Stated problem:
In the entries below, print exactly the lines from the first through the one with "import plotly.graph_objects as go", both included, and none of the pictures.

Data supplied:
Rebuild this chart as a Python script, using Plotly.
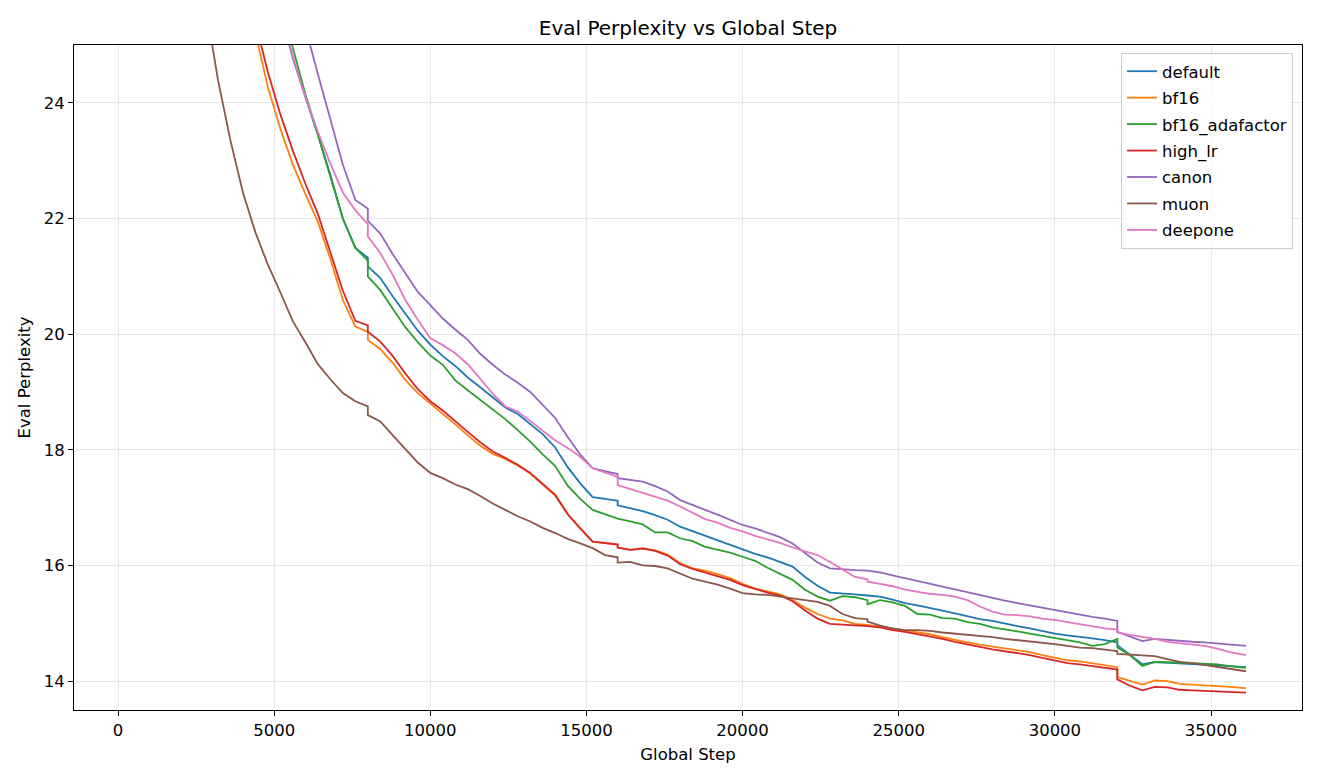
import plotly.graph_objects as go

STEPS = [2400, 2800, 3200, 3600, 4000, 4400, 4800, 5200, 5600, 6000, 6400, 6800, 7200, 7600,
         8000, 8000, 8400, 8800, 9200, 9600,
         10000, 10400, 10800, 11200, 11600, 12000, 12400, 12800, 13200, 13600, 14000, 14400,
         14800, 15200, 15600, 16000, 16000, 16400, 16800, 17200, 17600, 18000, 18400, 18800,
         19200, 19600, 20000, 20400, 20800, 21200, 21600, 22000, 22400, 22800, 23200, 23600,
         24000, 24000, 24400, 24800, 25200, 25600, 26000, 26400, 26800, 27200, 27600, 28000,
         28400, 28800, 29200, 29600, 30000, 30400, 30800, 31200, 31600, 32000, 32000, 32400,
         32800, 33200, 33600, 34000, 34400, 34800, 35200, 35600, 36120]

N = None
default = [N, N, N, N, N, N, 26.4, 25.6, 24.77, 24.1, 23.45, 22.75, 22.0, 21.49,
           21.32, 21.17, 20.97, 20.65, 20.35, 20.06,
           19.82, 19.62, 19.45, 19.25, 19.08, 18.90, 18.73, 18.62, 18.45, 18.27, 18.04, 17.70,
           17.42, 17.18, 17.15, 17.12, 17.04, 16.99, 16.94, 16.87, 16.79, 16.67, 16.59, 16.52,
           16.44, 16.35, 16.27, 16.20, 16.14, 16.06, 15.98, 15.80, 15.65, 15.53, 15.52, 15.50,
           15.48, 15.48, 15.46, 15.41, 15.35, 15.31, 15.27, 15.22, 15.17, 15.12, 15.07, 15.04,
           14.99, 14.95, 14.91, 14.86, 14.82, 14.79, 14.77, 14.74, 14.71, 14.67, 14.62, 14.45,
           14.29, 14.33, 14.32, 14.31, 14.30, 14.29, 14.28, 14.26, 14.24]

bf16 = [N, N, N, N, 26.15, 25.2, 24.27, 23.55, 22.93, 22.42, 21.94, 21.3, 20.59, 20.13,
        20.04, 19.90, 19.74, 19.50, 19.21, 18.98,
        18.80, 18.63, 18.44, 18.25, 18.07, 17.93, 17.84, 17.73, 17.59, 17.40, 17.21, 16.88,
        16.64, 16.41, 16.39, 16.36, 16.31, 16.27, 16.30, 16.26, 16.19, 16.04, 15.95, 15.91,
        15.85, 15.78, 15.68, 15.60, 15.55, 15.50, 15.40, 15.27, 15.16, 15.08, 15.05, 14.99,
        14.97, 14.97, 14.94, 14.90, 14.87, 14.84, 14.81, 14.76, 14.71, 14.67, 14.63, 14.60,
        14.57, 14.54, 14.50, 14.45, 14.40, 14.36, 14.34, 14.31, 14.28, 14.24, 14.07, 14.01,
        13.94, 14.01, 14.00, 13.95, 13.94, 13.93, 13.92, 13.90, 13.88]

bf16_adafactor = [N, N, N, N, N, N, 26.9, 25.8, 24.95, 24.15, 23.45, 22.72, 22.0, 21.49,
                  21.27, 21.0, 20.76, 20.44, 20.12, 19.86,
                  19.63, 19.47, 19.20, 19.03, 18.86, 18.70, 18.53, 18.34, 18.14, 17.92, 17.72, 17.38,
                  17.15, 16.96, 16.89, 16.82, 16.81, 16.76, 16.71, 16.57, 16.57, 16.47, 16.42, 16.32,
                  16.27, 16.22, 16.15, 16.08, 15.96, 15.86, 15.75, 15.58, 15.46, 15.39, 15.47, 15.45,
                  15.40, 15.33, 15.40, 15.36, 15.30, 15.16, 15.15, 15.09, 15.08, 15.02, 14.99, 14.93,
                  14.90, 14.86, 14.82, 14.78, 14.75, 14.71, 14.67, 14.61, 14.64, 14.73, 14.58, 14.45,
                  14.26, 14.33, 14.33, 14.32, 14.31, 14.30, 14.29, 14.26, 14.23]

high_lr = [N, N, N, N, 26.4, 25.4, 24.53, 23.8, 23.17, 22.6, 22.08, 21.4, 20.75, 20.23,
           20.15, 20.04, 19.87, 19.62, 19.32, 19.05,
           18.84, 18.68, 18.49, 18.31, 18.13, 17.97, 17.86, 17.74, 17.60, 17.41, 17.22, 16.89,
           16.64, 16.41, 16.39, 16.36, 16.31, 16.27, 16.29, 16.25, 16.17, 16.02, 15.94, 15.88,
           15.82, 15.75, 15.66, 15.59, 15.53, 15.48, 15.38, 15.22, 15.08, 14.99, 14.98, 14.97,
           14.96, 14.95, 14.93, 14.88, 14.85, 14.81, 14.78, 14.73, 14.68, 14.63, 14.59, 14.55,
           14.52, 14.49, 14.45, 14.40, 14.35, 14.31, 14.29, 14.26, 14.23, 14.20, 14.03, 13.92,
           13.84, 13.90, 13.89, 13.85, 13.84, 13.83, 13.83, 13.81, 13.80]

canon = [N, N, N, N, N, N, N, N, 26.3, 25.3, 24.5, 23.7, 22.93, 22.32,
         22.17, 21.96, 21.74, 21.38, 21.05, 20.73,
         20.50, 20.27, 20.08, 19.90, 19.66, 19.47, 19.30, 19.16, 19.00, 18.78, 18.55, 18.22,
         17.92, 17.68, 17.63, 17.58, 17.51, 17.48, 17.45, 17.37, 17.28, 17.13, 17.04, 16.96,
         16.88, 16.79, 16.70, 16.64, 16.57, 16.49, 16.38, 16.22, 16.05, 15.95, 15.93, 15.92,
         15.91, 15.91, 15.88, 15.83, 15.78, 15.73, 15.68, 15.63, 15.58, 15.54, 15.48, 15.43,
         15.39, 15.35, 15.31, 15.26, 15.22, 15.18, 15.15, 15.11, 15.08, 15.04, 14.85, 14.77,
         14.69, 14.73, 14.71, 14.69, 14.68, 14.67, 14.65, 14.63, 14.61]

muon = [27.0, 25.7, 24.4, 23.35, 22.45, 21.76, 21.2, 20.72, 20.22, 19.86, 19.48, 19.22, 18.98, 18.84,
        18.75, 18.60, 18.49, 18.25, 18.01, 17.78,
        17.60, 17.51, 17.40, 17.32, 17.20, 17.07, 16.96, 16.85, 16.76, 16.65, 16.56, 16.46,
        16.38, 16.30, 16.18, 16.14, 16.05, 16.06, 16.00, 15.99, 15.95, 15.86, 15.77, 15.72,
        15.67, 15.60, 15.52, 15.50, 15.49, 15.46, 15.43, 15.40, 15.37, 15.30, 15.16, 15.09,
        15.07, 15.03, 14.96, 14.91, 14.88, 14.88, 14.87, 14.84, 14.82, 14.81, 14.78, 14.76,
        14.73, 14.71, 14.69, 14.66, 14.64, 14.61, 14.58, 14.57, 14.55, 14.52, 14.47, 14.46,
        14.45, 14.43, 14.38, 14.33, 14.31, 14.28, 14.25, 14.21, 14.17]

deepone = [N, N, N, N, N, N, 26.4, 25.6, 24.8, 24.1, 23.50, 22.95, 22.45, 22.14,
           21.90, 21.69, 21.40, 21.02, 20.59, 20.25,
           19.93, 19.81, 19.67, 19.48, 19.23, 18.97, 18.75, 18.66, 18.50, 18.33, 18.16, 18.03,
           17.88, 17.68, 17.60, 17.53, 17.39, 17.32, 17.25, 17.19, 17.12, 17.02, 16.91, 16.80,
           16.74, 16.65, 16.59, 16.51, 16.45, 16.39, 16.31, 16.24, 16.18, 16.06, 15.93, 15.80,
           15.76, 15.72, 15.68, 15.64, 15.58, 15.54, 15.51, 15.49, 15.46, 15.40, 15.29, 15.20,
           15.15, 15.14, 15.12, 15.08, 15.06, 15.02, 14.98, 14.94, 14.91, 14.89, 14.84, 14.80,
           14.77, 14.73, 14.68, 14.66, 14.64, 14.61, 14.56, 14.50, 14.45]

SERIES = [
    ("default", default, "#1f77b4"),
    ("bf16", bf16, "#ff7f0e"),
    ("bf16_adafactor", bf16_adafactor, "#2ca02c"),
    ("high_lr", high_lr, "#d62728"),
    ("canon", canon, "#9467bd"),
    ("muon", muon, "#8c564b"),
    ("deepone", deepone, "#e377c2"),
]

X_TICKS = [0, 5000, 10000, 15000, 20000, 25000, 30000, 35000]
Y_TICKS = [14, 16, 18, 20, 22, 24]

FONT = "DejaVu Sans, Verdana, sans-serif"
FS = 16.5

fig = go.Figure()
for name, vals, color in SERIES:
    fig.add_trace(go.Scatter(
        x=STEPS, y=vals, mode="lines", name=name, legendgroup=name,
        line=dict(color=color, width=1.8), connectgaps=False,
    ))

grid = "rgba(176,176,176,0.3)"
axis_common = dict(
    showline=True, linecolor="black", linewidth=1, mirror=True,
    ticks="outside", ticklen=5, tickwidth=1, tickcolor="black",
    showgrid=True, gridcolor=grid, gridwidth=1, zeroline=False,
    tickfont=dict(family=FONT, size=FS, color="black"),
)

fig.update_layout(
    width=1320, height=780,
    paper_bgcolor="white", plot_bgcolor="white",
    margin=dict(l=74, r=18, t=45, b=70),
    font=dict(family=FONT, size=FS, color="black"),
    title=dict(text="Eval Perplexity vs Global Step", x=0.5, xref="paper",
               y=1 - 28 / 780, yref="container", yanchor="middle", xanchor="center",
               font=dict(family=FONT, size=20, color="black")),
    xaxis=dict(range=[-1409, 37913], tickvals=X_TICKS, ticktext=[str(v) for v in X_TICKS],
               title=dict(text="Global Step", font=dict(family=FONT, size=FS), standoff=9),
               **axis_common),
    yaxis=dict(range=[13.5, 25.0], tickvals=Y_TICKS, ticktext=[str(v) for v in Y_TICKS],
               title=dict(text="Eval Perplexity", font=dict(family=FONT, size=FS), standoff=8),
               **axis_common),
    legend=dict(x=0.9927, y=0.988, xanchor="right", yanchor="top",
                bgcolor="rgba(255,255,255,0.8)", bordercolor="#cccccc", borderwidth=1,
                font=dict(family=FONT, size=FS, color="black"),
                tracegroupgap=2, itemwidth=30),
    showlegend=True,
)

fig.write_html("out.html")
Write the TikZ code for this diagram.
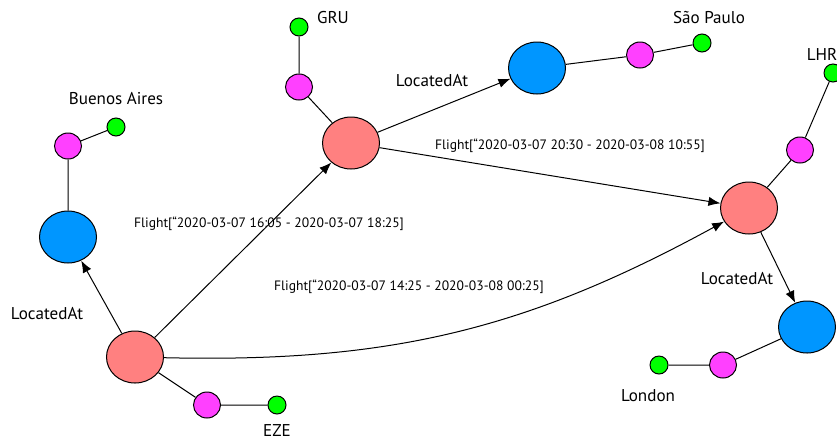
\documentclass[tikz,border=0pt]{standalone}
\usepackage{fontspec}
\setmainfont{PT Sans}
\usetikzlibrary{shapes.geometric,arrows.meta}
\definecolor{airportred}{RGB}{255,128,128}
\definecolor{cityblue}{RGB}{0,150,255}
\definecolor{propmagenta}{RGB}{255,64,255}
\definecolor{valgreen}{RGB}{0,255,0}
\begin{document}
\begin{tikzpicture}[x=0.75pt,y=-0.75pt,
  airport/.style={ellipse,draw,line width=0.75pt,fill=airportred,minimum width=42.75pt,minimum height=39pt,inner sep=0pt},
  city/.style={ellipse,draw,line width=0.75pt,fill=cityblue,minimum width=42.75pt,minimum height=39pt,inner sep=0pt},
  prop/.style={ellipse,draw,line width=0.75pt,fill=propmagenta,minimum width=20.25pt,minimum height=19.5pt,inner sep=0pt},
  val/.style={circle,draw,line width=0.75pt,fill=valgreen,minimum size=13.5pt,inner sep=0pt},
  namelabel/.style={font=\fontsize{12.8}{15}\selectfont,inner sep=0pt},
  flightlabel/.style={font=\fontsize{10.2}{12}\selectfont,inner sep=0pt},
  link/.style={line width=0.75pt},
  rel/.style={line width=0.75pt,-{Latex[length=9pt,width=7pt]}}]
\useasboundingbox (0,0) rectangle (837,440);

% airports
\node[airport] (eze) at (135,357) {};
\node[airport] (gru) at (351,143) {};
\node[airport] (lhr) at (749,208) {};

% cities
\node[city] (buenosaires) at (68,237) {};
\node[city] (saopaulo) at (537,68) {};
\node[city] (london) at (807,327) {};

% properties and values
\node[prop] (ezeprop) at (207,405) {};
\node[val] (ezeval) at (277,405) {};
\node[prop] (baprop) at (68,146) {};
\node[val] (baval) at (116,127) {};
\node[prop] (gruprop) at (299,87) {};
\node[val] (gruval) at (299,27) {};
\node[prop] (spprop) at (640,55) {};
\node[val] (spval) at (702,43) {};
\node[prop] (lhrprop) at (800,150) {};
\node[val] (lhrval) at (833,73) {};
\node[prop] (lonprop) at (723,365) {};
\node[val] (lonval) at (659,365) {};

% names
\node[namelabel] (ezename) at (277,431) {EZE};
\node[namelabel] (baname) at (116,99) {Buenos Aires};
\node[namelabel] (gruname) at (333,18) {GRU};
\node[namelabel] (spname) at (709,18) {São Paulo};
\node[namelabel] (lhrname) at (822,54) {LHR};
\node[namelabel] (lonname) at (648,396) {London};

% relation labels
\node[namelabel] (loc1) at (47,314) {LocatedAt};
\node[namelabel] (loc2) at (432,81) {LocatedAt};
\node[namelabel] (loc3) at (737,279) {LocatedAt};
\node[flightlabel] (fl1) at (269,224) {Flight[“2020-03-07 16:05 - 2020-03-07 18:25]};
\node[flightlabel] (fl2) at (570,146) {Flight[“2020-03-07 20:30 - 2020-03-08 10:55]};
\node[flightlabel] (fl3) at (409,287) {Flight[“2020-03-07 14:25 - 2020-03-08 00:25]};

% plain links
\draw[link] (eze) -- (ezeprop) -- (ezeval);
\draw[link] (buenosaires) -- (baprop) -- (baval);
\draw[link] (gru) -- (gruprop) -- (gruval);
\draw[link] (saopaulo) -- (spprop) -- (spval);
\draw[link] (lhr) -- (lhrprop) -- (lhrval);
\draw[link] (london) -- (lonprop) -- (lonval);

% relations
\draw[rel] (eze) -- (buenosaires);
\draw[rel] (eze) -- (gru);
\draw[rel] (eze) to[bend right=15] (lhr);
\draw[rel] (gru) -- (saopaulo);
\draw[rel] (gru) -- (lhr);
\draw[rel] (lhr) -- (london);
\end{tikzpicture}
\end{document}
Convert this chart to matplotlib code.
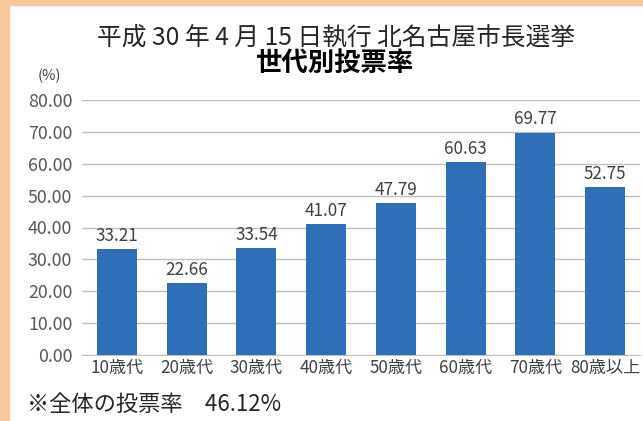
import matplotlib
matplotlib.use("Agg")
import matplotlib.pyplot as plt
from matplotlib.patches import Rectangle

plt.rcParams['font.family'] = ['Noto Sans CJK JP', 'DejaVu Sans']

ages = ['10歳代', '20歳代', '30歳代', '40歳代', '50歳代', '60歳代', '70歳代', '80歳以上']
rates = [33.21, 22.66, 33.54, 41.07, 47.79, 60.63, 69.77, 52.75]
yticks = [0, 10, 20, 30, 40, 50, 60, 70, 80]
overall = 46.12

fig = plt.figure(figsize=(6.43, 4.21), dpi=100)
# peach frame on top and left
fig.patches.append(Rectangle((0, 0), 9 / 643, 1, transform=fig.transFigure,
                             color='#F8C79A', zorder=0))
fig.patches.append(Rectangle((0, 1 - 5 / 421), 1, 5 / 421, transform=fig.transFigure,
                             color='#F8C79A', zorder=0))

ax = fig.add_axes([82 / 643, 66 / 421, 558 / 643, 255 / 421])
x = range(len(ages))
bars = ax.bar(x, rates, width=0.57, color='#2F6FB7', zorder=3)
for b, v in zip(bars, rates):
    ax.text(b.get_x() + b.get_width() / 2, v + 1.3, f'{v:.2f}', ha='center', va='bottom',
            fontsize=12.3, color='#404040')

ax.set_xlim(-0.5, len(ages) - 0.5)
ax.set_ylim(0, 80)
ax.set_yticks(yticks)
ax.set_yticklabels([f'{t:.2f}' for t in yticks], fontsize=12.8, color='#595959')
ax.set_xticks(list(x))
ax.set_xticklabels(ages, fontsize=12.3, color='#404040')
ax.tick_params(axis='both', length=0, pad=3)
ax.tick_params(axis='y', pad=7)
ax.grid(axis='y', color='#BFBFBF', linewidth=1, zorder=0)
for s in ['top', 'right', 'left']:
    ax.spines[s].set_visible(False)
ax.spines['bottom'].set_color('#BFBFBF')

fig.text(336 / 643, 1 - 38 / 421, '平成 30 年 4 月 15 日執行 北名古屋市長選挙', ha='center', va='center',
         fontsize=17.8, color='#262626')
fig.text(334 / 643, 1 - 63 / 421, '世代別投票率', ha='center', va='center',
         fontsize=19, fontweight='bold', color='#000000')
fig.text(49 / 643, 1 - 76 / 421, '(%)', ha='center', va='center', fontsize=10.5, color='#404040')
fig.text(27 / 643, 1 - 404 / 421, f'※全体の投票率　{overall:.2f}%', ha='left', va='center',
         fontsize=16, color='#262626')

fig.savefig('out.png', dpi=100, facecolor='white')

Correct result:
Rebuild this chart as a Python script, using Plotly.
import plotly.graph_objects as go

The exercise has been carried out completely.